Monday, January 02, 2006

visage of images unmasked

tues, 3rd jan 2006, 3:04 am

for the past 2 weeks, it has been dominated by lanning. dai gu ma went back to france, went swimming with glenn and at dar's house, treated jonathan teo lunch, eat out with family, watched narnia, jammed with kumar and sufi, and visited dar, zzy, hongwei and marcus houses. something extra to mention would be on christmas, where biking gang had a party in the afternoon, thereafter slackers.inc gathered at zzy's house and chilled overnight. thanks alot ToAdZ! also, thanks to daniel teo, ryan, paulina, rayner, marcus, adeline, valerie, siewluang, liping for wishing a merry christmas, thanks to kha, jasmine and eunice for your pretty cards and also ryan and yuezhuang for your e-cards. thanks rayner, simone, amos and ryan for your presents =) alright, that was quite a rush =)
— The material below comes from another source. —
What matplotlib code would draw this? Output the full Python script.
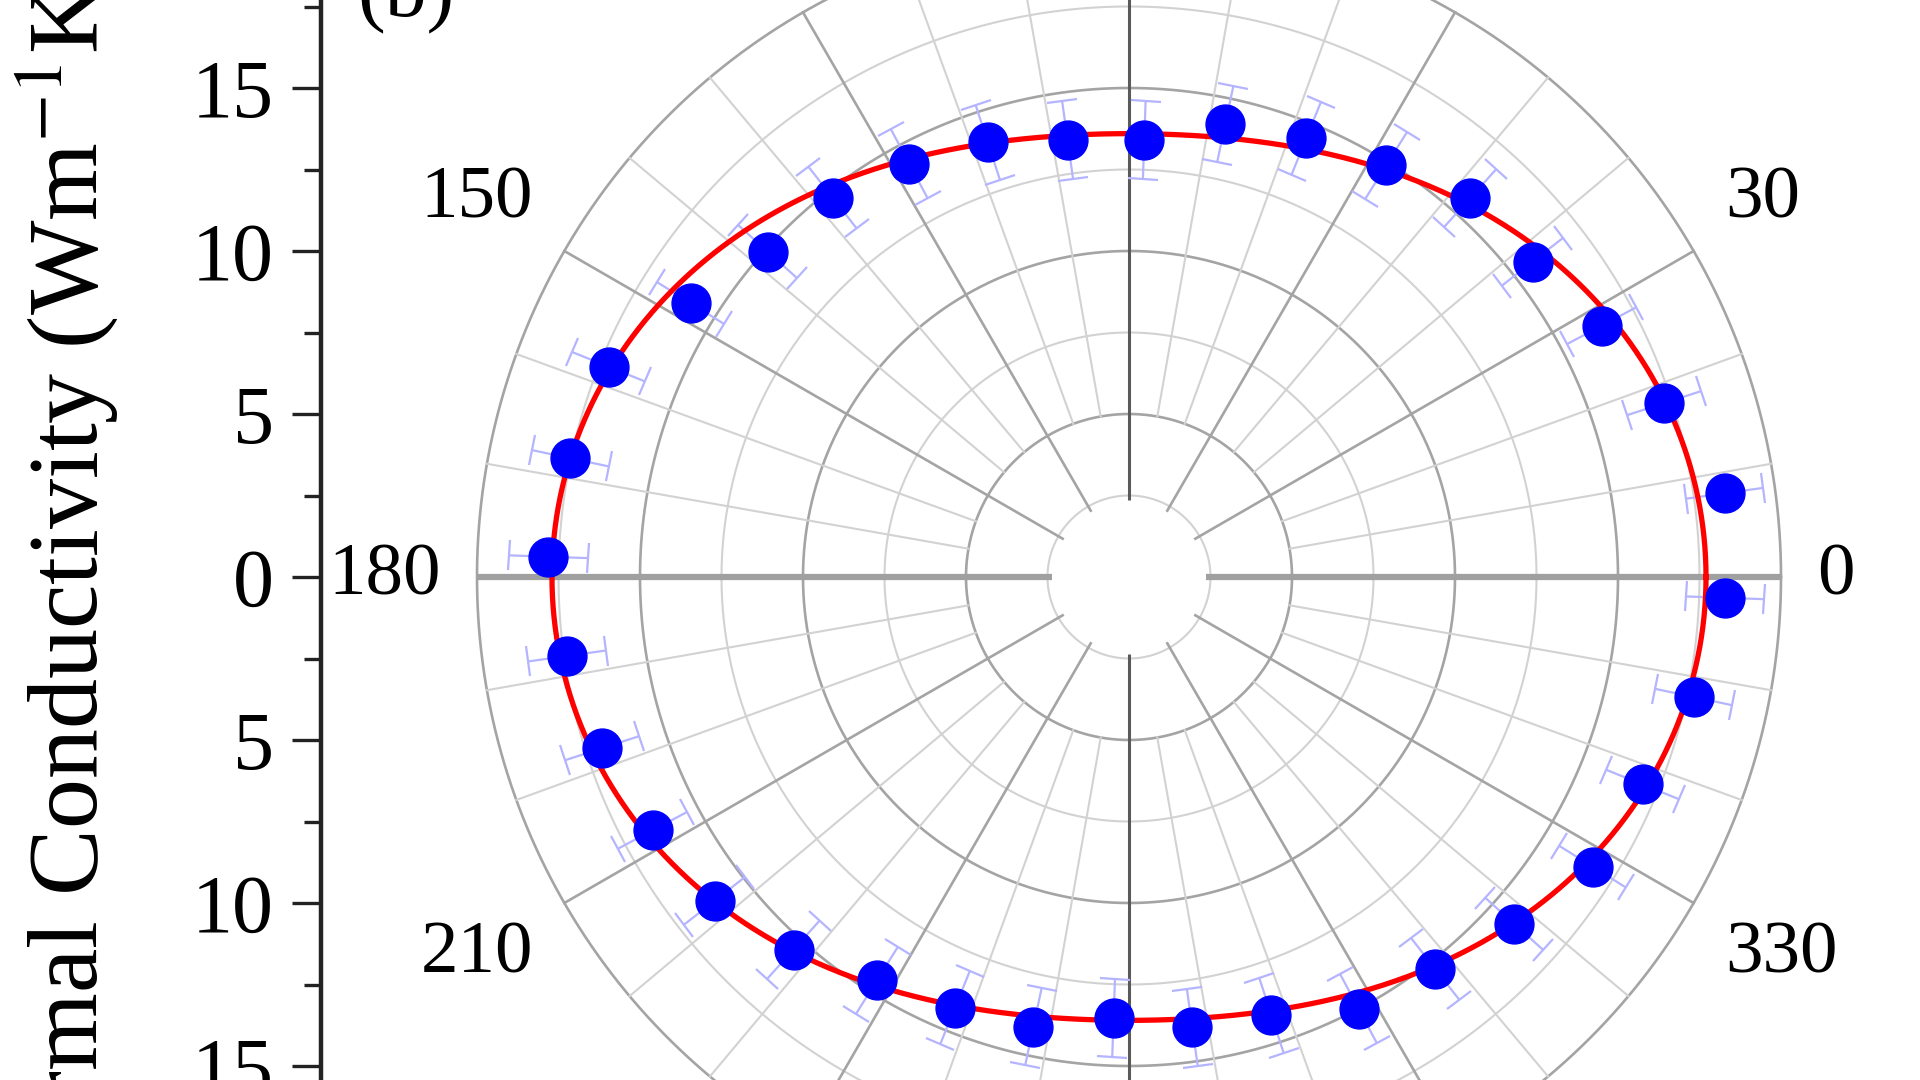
import numpy as np
import matplotlib
matplotlib.use("Agg")
import matplotlib.pyplot as plt

plt.rcParams['font.family'] = ['Liberation Serif', 'DejaVu Serif']
plt.rcParams['mathtext.fontset'] = 'stix'

# ---------------- data ----------------
angles_deg = [-2, 8, 18, 28, 38, 48, 58, 68, 78, 88, 98, 108, 118, 128, 138, 148, 158, 168,
              178, 188, 198, 208, 218, 228, 238, 248, 258, 268, 278, 288, 298, 308, 318, 328, 338, 348]
kappa = [18.29, 18.45, 17.26, 16.43, 15.71, 15.64, 14.89, 14.51, 14.21, 13.42, 13.53, 14.02,
         14.36, 14.77, 14.92, 15.86, 17.22, 17.52, 17.82, 17.41, 16.99, 16.54, 16.13, 15.38,
         14.59, 14.25, 14.10, 13.53, 13.95, 14.14, 15.00, 15.26, 15.90, 16.77, 16.99, 17.71]
kappa_err = [1.2] * 36
# fit: kappa(theta) = kx cos^2 + ky sin^2
kx_fit, ky_fit = 17.7, 13.6

r_ticks = [-15, -10, -5, 0, 5, 10, 15]
angle_labels = ["0", "30", "150", "180", "210", "330"]
angle_label_pos = [0, 30, 150, 180, 210, 330]
panel_label = "(b)"
ylabel = "Thermal Conductivity (Wm$^{-1}$K$^{-1}$)"

# ---------------- layout ----------------
W, H = 1920, 1080
cx, cy, Rpx = 1129, 577, 652
RMAX = 20.0
ppu = Rpx / RMAX
hole = 2.35

fig = plt.figure(figsize=(W / 100, H / 100), dpi=100)
fig.patch.set_facecolor('white')

# left linear axis
axl = fig.add_axes([321 / W, 0, 0.0005, 1])
axl.set_facecolor('none')
for s in ['right', 'top', 'bottom']:
    axl.spines[s].set_visible(False)
axl.spines['left'].set_linewidth(3.2)
axl.spines['left'].set_color('#222222')
axl.set_xticks([])
axl.set_yticks(r_ticks)
axl.set_yticklabels([str(abs(t)) for t in r_ticks])
axl.set_yticks(np.arange(-17.5, 17.6, 2.5), minor=True)
axl.set_ylim(-(H - cy) / ppu, cy / ppu)
axl.tick_params(axis='y', which='major', length=21, width=2.4, direction='out',
                labelsize=59, pad=13, color='#222222')
axl.tick_params(axis='y', which='minor', length=12, width=2.4, direction='out', color='#222222')

fig.text(67 / W, 1 - 560 / H, ylabel, rotation=90, ha='center', va='center', fontsize=72)
fig.text(357 / W, 1 - 34 / H, panel_label, ha='left', va='bottom', fontsize=60)

# polar axes
ax = fig.add_axes([(cx - Rpx) / W, (H - cy - Rpx) / H, 2 * Rpx / W, 2 * Rpx / H],
                  projection='polar')
ax.set_ylim(0, RMAX)
ax.grid(False)
ax.set_xticks([])
ax.set_yticks([])
ax.spines['polar'].set_visible(False)
ax.patch.set_alpha(0)

tt = np.linspace(0, 2 * np.pi, 721)
# rings
for rr in np.arange(2.5, 20.01, 2.5):
    major = abs(rr % 5) < 1e-6
    ax.plot(tt, np.full_like(tt, rr), color='#a4a4a4' if major else '#d2d2d2',
            lw=1.9 if major else 1.5, zorder=1, clip_on=False)
# spokes
for a in range(0, 360, 10):
    if a % 90 == 0:
        continue
    th = np.deg2rad(a)
    major = a % 30 == 0
    ax.plot([th, th], [hole if major else 5.0, RMAX], color='#a4a4a4' if major else '#d2d2d2',
            lw=1.9 if major else 1.5, zorder=1, clip_on=False)
# axes lines
for a in (0, 180):
    th = np.deg2rad(a)
    ax.plot([th, th], [hole, RMAX], color='#a0a0a0', lw=4.5, zorder=2,
            solid_capstyle='butt', clip_on=False)
for a in (90, 270):
    th = np.deg2rad(a)
    ax.plot([th, th], [hole, RMAX], color='#5a5a5a', lw=2.2, zorder=2,
            solid_capstyle='butt', clip_on=False)

# fit curve
ax.plot(tt, kx_fit * np.cos(tt) ** 2 + ky_fit * np.sin(tt) ** 2, color='red', lw=3.8, zorder=4)

# data with radial error bars
th_d = np.deg2rad(angles_deg)
ax.errorbar(th_d, kappa, yerr=kappa_err, fmt='none', ecolor='#b4b4ff', elinewidth=1.6,
            capsize=11, capthick=1.6, zorder=3)
ax.plot(th_d, kappa, 'o', color='#0000ff', markersize=28, zorder=5)

# angle labels
align = {0: ('left', 'center'), 30: ('left', 'bottom'), 150: ('right', 'bottom'),
         180: ('right', 'center'), 210: ('right', 'top'), 330: ('left', 'top')}
for lab, a in zip(angle_labels, angle_label_pos):
    ha, va = align[a]
    ax.text(np.deg2rad(a), 21.1, lab, ha=ha, va=va, fontsize=54, clip_on=False)

fig.savefig('out.png', dpi=100)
well, chiong-ed afew animes/movies: I's, Ah! My Goddess, AIR, The Island, FMA movie and narnia too. i'll be waiting for the completion of yakitate and bleach. heh.. so much have happened during the past month, not to mention the past 2 years, nor my entire life. i wouldn't call 18 old, but young enough to still be naive yet legally wise enough to make decisions. the sequence of events, never once stopping to catch a breath, has twisted and turned me to the present day stuck. and yes, it's THAT time of the year again; reflections.

i wouldn't exactly call the stuck typing this now stuck, simply because he is different. changed. completely. or well, at least not in the ideal manner that stuck had hoped himself to be. to be honest, i don't really like the stuck of today. ouch, yes, that homered. but it's not as if that i can turn back time or something magical, so the mind has to compel and combat with the trait. the past 2 years has been the cliche roller coaster ride, but all were part and parcel for the living experience; good times, bad times, ultra busy times, slacking times, and the average days. friendships and accquaintances were abundant, activities and responsibilites too. funny how i practically killed myself in j1, yet slacked through j2. haha!
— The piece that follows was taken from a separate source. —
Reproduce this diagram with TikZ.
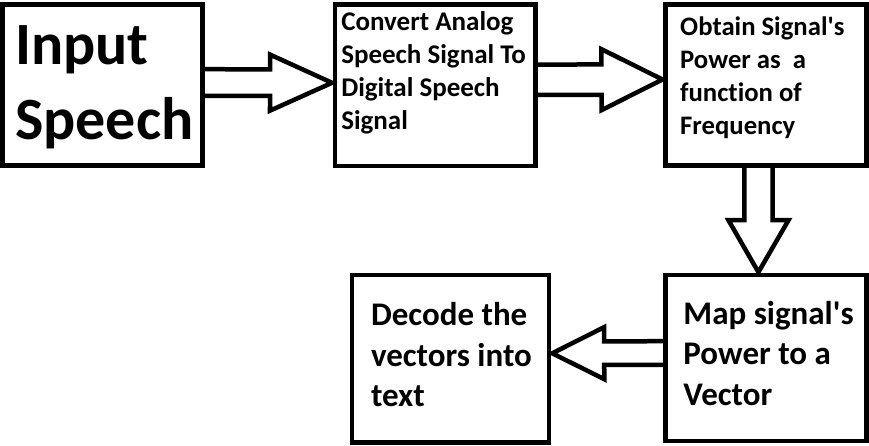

well, the flowery aspect of my love life did not flourish at all, nor did my financial status. living standards were rather high, and time was just a precious blink of the eye. the regrets, the happiness, the desire, the anger, all which compressed only to resurrect an intolerable streak, dating back from day 1 '04. decisions made in the forked roads permutates, giving life it's natural bend; the path of all work and no play certainly made stuck a dull boy. but yes, this is reality, the morals, ethics, values, principles conflict and the mind goes to knees before the body. to think before one acts was a personal favourite, and that too was gone, sadly. ideals and goals shatter for what seemed to be unreachable, and the displeasing act of selfishness kicks in after reality shows teamwork otherwise. independence grew with distrust, only to cast stuck inside his own hell, locked up and key thrown away. the ever present struggles proved futile till this very day, and an all-time high on that very day, the one on closure. reluctant as the mind was, the facade held through for the sake of others and for completion loyalty. the digust was entirely internal, onthe account of being able to bring forth myself to a state of oblivion. subconciousness is a powerful tool, greatly reflecting oneself even better than the mirror.
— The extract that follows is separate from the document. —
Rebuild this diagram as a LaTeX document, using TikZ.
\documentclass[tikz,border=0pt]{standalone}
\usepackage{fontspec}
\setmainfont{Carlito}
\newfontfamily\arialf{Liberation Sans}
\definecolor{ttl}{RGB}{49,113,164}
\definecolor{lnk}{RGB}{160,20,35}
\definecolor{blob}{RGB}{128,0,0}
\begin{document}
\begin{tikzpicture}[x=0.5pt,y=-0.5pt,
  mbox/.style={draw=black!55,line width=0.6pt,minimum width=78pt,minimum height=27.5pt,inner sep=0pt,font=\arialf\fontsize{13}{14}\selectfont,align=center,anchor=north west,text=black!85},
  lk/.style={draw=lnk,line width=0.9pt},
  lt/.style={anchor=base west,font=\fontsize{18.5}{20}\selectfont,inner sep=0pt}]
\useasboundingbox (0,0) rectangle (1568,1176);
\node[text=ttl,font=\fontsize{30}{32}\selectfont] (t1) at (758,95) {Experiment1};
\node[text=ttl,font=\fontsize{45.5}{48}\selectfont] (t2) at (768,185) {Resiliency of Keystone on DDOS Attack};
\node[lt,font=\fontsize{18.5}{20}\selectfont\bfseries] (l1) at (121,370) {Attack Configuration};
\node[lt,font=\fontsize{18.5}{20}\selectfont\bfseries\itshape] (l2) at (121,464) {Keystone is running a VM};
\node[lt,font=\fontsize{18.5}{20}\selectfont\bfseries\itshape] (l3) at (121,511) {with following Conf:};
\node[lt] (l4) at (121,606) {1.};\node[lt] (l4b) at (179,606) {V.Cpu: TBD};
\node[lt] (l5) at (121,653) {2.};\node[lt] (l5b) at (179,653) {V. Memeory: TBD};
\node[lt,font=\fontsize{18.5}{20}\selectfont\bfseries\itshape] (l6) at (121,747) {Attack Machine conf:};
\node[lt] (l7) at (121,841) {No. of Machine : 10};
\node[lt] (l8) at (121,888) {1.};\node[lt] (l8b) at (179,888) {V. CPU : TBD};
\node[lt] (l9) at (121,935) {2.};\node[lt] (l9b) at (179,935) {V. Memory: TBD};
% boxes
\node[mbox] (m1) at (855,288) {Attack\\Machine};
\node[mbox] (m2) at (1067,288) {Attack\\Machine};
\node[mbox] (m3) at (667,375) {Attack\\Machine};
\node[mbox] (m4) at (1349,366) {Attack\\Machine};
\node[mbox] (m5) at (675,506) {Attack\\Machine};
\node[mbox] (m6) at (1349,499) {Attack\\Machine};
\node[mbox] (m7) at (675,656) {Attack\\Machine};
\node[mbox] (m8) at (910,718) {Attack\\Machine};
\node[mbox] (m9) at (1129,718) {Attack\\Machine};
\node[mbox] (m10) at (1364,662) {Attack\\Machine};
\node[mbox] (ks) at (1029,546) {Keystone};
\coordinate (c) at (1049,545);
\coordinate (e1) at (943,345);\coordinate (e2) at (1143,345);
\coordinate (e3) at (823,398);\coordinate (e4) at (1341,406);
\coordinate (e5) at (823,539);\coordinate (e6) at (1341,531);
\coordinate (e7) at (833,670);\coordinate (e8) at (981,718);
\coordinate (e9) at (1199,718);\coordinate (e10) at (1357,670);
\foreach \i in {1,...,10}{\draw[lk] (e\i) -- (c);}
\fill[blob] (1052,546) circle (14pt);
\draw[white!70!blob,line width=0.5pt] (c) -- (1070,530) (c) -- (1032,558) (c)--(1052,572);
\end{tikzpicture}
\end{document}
resolution taken from the typical excuse of the new year, only to prevent oneself from improving there and then. but one submits to the call of tradition, and procrastinates to this day to change. so here i bare my naked body, answering to nobody but my conscience. free from the strings of life, i erase the deceit and illusion of all images in the need to start afresh. being true and abiding the moral codes set by stuck, i hereby unplug the gates within and forming new barriers taking myself to a new level. be it from scratch, i will now follow the single clay track that lies ahead. for the green days will shape and mould, so strong shall stuck stands. alas, the revolution of the world begins! i am glad.